Koe started the day with a 9-1 blowout victory over Russia’s Evgeny Arkhipov at Capital Indoor Stadium and then came back for a 10-6 win over Jiri Snitil of the Czech Republic in the late draw.
“For sure, you have to pull some games out,” said Koe. “We weren’t struggling as bad (as on Sunday). The sheet was a lot better than yesterday, but no excuses. The Czechs were playing really well and making some big shots.
“I was proud of the guys. We really stayed in there, tried to stay positive and keep it close.”
Koe, who suffered his only loss to Japan’s Yusuke Morozumi on Sunday morning, improved to 4-1 after eight draws. Norway’s Thomas Ulsrud was the lone undefeated team at 5-0.
Germany, Japan, Sweden and Switzerland were tied for third place at 3-2 in the 12-team round-robin standings.
The Calgary-based team of Koe, lead Nolan Thiessen, second Carter Rycroft and third Pat Simmons shot 96 per cent as a team against Russia. Thiessen and Rycroft both scored perfect games.
“That felt way better,” said Rycroft.
“We threw some stinkers yesterday, and we were lucky to get away with 1-1 (on the day). Finally today we felt like we got a bit of a handle on things.

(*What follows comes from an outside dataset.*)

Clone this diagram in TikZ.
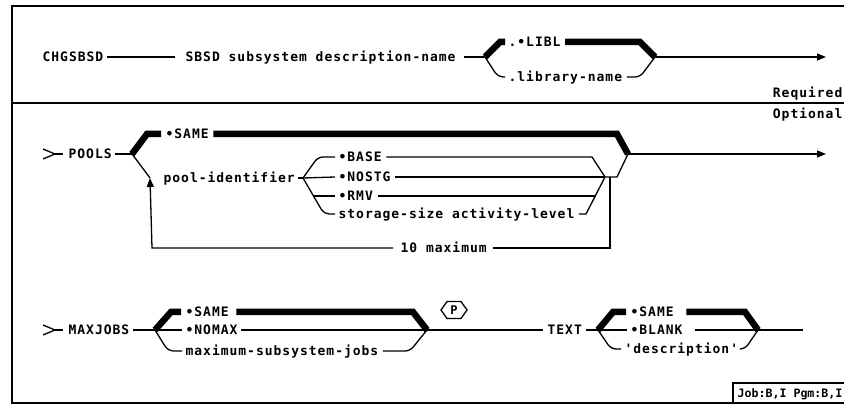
\documentclass[tikz,border=0pt]{standalone}
\usepackage{fontspec}
\newfontfamily\rf[LetterSpace=7.5]{DejaVu Sans Mono}
\newfontfamily\rfn{DejaVu Sans Mono}
\usetikzlibrary{arrows.meta}
\begin{document}
\begin{tikzpicture}[x=1pt,y=-1pt,line width=1.3pt,
  lbl/.style={inner xsep=0pt,inner ysep=0pt,anchor=west,font=\rf\bfseries\fontsize{13}{13}\selectfont,text height=9.5pt,text depth=0pt},
  thk/.style={line width=6.5pt,line join=miter},
  arr/.style={-{Triangle[length=9pt,width=7pt]}},
  rc/.style={rounded corners=5pt}]
\useasboundingbox (0,0) rectangle (844,406);
\fill[white] (0,0) rectangle (844,406);
% frame
\draw[line width=1.5pt] (850,6) -- (12,6) -- (12,403) -- (850,403);
\draw[line width=1.5pt] (12,103) -- (850,103);
\node[lbl,anchor=east] (req) at (843,93) {Required};
\node[lbl,anchor=east] (opt) at (843,114) {Optional};
% row 1
\node[lbl] (chg) at (42,57) {CHGSBSD};
\node[lbl] (sbsd) at (185,57) {SBSD subsystem description-name};
\coordinate (f1) at (485,57);
\coordinate (j1) at (655,57);
\node[lbl] (libl) at (508,42) {.•LIBL};
\node[lbl] (libn) at (508,77) {.library-name};
\draw[shorten <=3pt,shorten >=10pt] (chg.east) -- (sbsd.west);
\draw[shorten <=8pt] (sbsd.east) -- (f1);
\draw[thk] (f1) -- (500,42) -- ([xshift=-3pt]libl.west);
\draw[thk] ([xshift=4pt]libl.east) -- (640,42) -- (j1);
\draw[rc] (f1) -- (498,77) -- ([xshift=-3pt]libn.west);
\draw[rc] ([xshift=4pt]libn.east) -- (640,77) -- (j1);
\draw[arr] (j1) -- (826,57);
% row 2
\coordinate (s2) at (55,154);
\draw (s2) ++(-12,-5) -- (s2) -- ++(-12,5);
\node[lbl] (pools) at (68,154) {POOLS};
\draw (s2) -- ([xshift=-5pt]pools.west);
\coordinate (f2) at (132,154);
\coordinate (j2) at (628,154);
\draw[shorten <=3pt] (pools.east) -- (f2);
\node[lbl] (same2) at (165,134) {•SAME};
\draw[thk] (f2) -- (147,134) -- ([xshift=-4pt]same2.west);
\draw[thk] ([xshift=4pt]same2.east) -- (617,134) -- (j2);
\draw[arr] (j2) -- (826,154);
\node[lbl] (pid) at (163,178) {pool-identifier};
\coordinate (lb2) at (150,178);
\draw (f2) -- (lb2);
\coordinate (f3) at (303,178);
\draw[shorten <=3pt] (pid.east) -- (f3);
\node[lbl] (base) at (338,157) {•BASE};
\node[lbl] (nostg) at (338,177) {•NOSTG};
\node[lbl] (rmv) at (338,196) {•RMV};
\node[lbl] (stor) at (338,214) {storage-size activity-level};
\draw[rc] (f3) -- (318,157) -- ([xshift=-3pt]base.west);
\draw (f3) -- ([xshift=-3pt]nostg.west);
\draw[rc] (f3) -- (324,214) -- ([xshift=-3pt]stor.west);
\coordinate (r3) at (314,196);
\draw (r3) -- ([xshift=-3pt]rmv.west);
\coordinate (j3) at (605,177);
\draw ([xshift=4pt]base.east) -- (592,157) -- (j3);
\draw ([xshift=4pt]nostg.east) -- (j3);
\draw ([xshift=4pt]stor.east) -- (586,214) -- (j3);
\coordinate (r4) at (595.5,196);
\draw ([xshift=4pt]rmv.east) -- (r4);
\draw (j3) -- (617,177) -- (j2);
\node[lbl] (max10) at (400,248) {10 maximum};
\coordinate (lp) at (610,177);
\draw (lp) -- (610,248) -- ([xshift=6pt]max10.east);
\draw[arr] ([xshift=-7pt]max10.west) -- (152,248) -- (lb2);
% row 3
\coordinate (s3) at (55,330);
\draw (s3) ++(-12,-5) -- (s3) -- ++(-12,5);
\node[lbl] (maxj) at (68,330) {MAXJOBS};
\draw (s3) -- ([xshift=-5pt]maxj.west);
\coordinate (f4) at (155,330);
\coordinate (j4) at (427,330);
\draw[shorten <=3pt] (maxj.east) -- (f4);
\node[lbl] (same3) at (185,312) {•SAME};
\node[lbl] (nomax) at (185,330) {•NOMAX};
\node[lbl] (msj) at (185,351) {maximum-subsystem-jobs};
\draw[thk] (f4) -- (171,312) -- ([xshift=-4pt]same3.west);
\draw[thk] ([xshift=7pt]same3.east) -- (413,312) -- (j4);
\draw (f4) -- ([xshift=-3pt]nomax.west);
\draw ([xshift=3pt]nomax.east) -- (j4);
\draw[rc] (f4) -- (168,351) -- ([xshift=-3pt]msj.west);
\draw[rc] ([xshift=4pt]msj.east) -- (410,351) -- (j4);
\node[font=\rfn\bfseries\fontsize{12}{12}\selectfont,inner sep=0pt] (p) at (454,310) {P};
\draw (p.center) ++(-13,0) -- ++(6,-8.5) -- ++(14,0) -- ++(6,8.5) -- ++(-6,8.5) -- ++(-14,0) -- cycle;
\node[lbl] (txt) at (547,330) {TEXT};
\draw (j4) -- ([xshift=-4pt]txt.west);
\coordinate (f5) at (598,330);
\coordinate (j5) at (758,330);
\draw[shorten <=3pt] (txt.east) -- (f5);
\node[lbl] (same4) at (630,312) {•SAME};
\node[lbl] (blank) at (630,330) {•BLANK};
\node[lbl] (desc) at (624,349) {'description'};
\draw[thk] (f5) -- (613,312) -- ([xshift=-4pt]same4.west);
\draw[thk] ([xshift=12pt]same4.east) -- (745,312) -- (j5);
\draw (f5) -- ([xshift=-3pt]blank.west);
\draw ([xshift=12pt]blank.east) -- (j5);
\draw[rc] (f5) -- (611,349) -- ([xshift=-3pt]desc.west);
\draw[rc] ([xshift=2pt]desc.east) -- (745,349) -- (j5);
\draw (j5) -- (803,330);
% job box
\draw[line width=1.5pt] (850,383) -- (733,383) -- (733,403);
\node[anchor=west,inner sep=0pt,font=\rfn\bfseries\fontsize{11.6}{11.6}\selectfont,text height=8.5pt,text depth=0pt] (job) at (737,393.5) {Job:B,I Pgm:B,I};
\end{tikzpicture}
\end{document}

“We were throwing them properly. Still missing a few, but at least we’re throwing them with conviction. The results? You can’t worry about them too much because you still get caught on certain spots.”
In the late game, Snitil controlled the early ends and built a 6-3 lead. Koe scored a pair in the sixth end and pulled even with a steal in the eighth on a nice hit and roll.
The Canadians followed up with arguably their finest end of the tournament, making eight perfect shots in the ninth end. Koe, sitting four and guaranteed a steal, forced Snitil to attempt a wide outturn draw to bite the outside of the four-foot to limit the damage.
However, the Czech rock caught debris outside of the house and ground to a halt, giving the Canadians a steal of four and ending the game.
“That ninth end was real unfortunate for them, but we were stealing one at worst,” Koe said. “We would have been one up coming home and it would have been anybody’s ball game, but this was a big one.”